I try to create multipolygon describing border of Poland to test if some building are in this administration area. I took data from db (I imported OSM data to local db first preserving order of ways and nodes during the import). What I see is some ways in relation definition (members) are not on proper position. The question is: should I reorder ways on relation data or it's an issue with Geofabrik data export and look for other source of OSM data? |
Do not write your own multipolygon building code. You are re-inventing the wheel. Re-use the code that already exists in osm2pgsql (PostGIS importer), libosmium (C++ processing library with Python bindings), or GDAL (has an OSM input driver and can write various output formats) instead! OSM does not require that relation members be stored in the right order; this is something the software must do. 1
In addition, even if you were to make sure that all objects in a relation (such as a route relation) were "in order", as soon as someone edits that relation (e.g. to split a way) the objects will be "out of order" again.
(21 Jul '16, 12:40)
SomeoneElse ♦
I don't plan to draw any shapes. I have to test if some coordinates belong to some administration hierarchy (country, region, county and so on).
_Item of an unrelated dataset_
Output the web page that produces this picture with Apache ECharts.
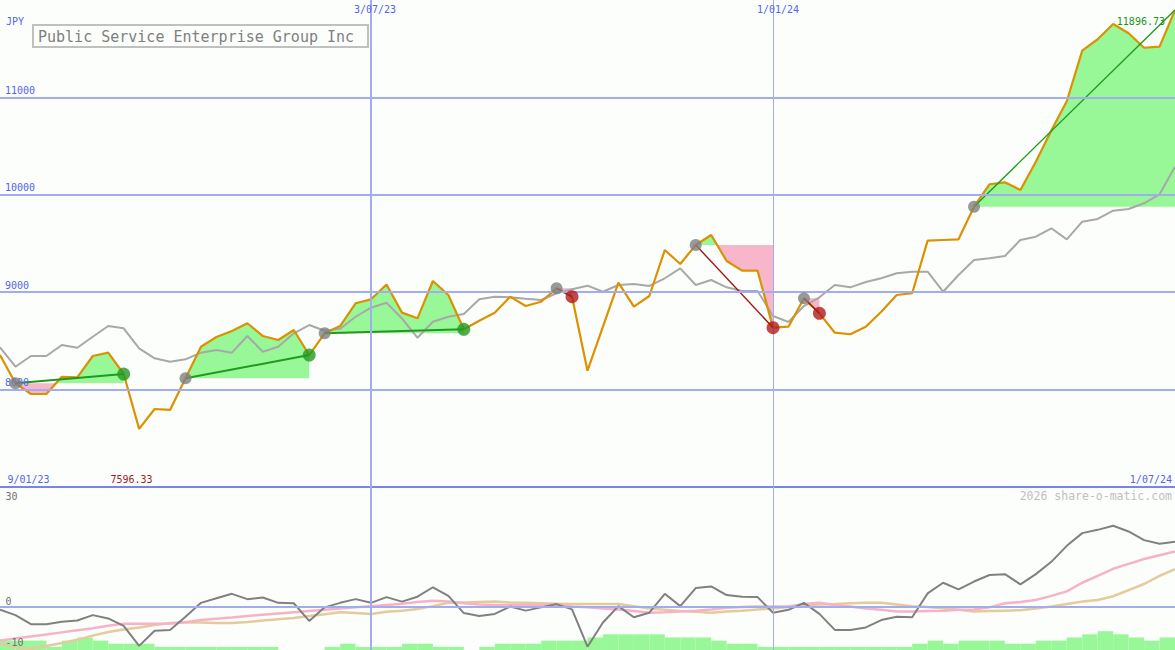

To do it I have to create the shape of boundary to test if any point/location is withing such shape. I will take a look if PostGIS importer creates such shapes during the import (as mentioned by you). It's not a rocket science to reorder ways when I know they are in random order. btw: I use SqlServer and its spatial support to speed up things during the processing and I don't load any data to any external applications to not slow it down (it's not necessary in reality, because every complex operation on such data is easy to implement using T-SQL). It's like using many "db engine cursors" in case of external apps versus raw performance of group of queries optimized by DB engine :) Thanks for the info :)
(21 Jul '16, 13:41)
stalek
1
After reordering of a few ways/lines I received proper shape already, so the info from Frederik helped :) Thanks.